**** Provided data

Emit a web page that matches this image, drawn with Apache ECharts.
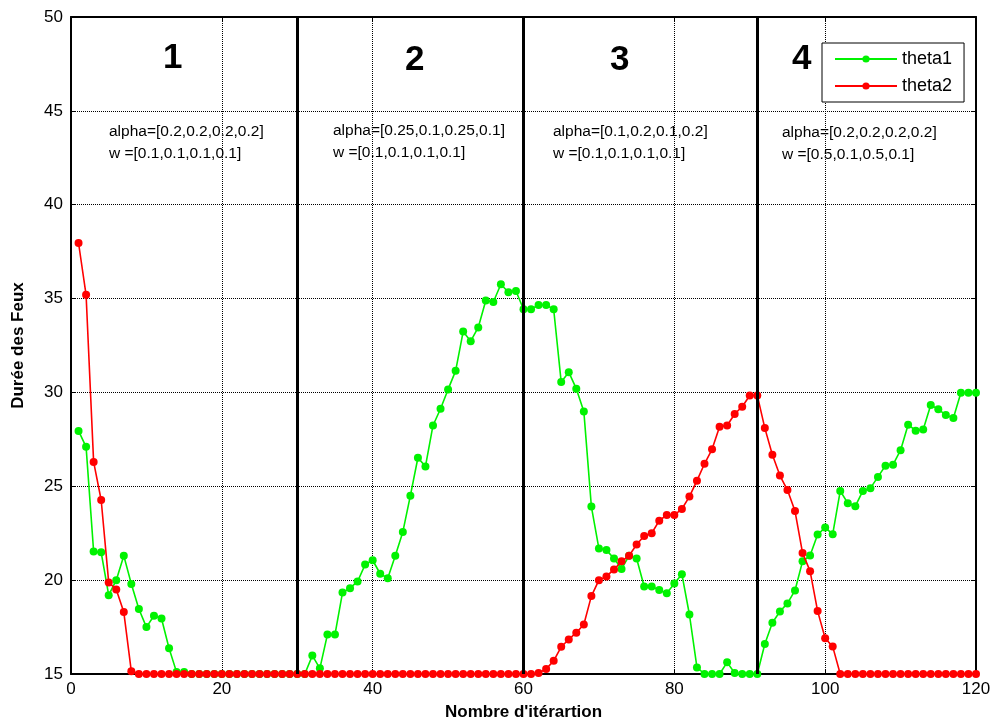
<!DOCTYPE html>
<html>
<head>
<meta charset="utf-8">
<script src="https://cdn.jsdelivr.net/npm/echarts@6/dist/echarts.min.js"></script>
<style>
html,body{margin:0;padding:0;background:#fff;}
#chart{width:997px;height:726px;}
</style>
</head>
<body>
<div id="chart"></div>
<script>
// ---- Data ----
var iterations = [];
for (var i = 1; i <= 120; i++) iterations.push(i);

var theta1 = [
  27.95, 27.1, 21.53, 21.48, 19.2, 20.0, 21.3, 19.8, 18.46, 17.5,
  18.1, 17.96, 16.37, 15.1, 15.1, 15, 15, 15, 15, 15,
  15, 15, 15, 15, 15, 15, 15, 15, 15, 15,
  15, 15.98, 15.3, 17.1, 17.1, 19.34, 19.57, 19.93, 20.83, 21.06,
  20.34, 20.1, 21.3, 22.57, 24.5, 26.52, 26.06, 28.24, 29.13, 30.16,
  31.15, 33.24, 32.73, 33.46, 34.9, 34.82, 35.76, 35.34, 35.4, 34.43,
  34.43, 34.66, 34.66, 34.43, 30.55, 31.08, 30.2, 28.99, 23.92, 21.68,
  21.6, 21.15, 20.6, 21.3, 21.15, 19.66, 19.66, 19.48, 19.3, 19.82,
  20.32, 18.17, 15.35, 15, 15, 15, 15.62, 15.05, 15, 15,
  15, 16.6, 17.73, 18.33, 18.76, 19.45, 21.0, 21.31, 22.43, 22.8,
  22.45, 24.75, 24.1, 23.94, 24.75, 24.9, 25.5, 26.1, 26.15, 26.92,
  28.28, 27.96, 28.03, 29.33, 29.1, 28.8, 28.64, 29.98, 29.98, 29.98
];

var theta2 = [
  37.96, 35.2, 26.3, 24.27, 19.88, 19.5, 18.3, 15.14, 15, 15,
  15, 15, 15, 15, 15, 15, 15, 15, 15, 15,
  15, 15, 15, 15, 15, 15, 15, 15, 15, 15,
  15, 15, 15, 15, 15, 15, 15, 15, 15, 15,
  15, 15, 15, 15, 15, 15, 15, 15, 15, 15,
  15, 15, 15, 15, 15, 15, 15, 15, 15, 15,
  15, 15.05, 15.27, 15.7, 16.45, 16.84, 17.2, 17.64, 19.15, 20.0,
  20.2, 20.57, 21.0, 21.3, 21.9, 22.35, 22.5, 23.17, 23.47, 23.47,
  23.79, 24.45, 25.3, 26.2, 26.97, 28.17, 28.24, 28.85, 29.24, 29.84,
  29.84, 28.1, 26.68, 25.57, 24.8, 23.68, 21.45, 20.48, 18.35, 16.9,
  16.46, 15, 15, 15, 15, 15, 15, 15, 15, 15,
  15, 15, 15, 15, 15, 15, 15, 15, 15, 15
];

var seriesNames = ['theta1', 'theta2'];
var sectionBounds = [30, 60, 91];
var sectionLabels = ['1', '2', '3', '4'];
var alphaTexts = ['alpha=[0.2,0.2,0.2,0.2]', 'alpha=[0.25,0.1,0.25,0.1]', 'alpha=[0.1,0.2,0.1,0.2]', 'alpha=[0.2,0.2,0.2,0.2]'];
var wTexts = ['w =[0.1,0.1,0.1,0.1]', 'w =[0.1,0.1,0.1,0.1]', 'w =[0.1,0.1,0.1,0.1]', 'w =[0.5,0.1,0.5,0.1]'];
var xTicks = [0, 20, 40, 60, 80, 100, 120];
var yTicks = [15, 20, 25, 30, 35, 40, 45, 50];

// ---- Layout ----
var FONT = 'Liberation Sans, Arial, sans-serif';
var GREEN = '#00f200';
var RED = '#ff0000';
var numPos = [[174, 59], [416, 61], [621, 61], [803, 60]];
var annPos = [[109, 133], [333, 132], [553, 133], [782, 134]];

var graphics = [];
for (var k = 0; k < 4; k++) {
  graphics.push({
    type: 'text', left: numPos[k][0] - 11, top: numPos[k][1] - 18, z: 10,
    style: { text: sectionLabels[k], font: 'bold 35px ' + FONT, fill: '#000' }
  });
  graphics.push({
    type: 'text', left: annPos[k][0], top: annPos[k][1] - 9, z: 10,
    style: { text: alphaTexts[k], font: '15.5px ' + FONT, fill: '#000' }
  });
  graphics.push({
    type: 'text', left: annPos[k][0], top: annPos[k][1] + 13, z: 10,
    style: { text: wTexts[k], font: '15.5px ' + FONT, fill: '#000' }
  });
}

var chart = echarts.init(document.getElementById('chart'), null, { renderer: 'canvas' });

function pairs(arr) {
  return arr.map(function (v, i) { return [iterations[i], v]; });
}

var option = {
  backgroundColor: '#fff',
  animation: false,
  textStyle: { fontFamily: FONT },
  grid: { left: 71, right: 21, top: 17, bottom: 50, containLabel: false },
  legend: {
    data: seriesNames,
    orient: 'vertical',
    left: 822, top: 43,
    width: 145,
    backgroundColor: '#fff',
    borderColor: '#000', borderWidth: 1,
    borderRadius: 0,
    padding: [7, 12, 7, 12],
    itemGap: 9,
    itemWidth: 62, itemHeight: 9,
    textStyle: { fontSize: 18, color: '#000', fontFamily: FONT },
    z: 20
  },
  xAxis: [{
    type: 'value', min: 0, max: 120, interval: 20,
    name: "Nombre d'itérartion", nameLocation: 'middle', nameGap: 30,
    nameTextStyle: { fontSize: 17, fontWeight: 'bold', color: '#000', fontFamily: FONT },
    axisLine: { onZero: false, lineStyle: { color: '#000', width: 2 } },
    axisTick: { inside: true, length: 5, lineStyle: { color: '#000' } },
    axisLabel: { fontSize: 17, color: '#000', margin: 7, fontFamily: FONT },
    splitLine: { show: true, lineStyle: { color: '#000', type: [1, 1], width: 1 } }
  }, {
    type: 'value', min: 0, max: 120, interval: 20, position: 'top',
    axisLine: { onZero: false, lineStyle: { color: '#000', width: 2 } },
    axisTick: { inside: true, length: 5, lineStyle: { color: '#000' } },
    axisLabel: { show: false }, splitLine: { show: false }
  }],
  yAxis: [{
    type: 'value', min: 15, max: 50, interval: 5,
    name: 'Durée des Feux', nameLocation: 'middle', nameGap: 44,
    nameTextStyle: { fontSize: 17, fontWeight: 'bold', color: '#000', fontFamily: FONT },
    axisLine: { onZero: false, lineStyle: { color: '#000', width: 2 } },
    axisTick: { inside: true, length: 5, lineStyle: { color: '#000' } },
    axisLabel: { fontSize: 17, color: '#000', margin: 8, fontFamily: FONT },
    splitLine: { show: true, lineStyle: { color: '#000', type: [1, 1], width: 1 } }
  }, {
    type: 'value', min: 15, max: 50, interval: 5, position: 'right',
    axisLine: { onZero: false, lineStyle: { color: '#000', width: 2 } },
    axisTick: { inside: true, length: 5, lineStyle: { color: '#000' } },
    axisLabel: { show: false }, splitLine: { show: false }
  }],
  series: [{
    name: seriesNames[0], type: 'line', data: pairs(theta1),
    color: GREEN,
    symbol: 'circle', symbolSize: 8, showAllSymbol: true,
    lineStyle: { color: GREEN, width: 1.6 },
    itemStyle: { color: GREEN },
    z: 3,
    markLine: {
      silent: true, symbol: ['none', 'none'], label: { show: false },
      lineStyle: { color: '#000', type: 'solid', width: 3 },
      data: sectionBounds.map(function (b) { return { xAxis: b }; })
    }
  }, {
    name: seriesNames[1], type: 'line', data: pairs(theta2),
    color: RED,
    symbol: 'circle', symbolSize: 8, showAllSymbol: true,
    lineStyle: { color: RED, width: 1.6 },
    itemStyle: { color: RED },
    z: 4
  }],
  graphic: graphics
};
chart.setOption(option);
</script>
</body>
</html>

********

To be done » Extract the lines exactly, please: the first line of the listing, the line with "for (var i = 1;", and every line between them, but no pictures.

Solution to this exercise »
Emit a web page that matches this image, drawn with Apache ECharts.
<!DOCTYPE html>
<html>
<head>
<meta charset="utf-8">
<script src="https://cdn.jsdelivr.net/npm/echarts@6/dist/echarts.min.js"></script>
<style>
html,body{margin:0;padding:0;background:#fff;}
#chart{width:997px;height:726px;}
</style>
</head>
<body>
<div id="chart"></div>
<script>
// ---- Data ----
var iterations = [];
for (var i = 1; i <= 120; i++) iterations.push(i);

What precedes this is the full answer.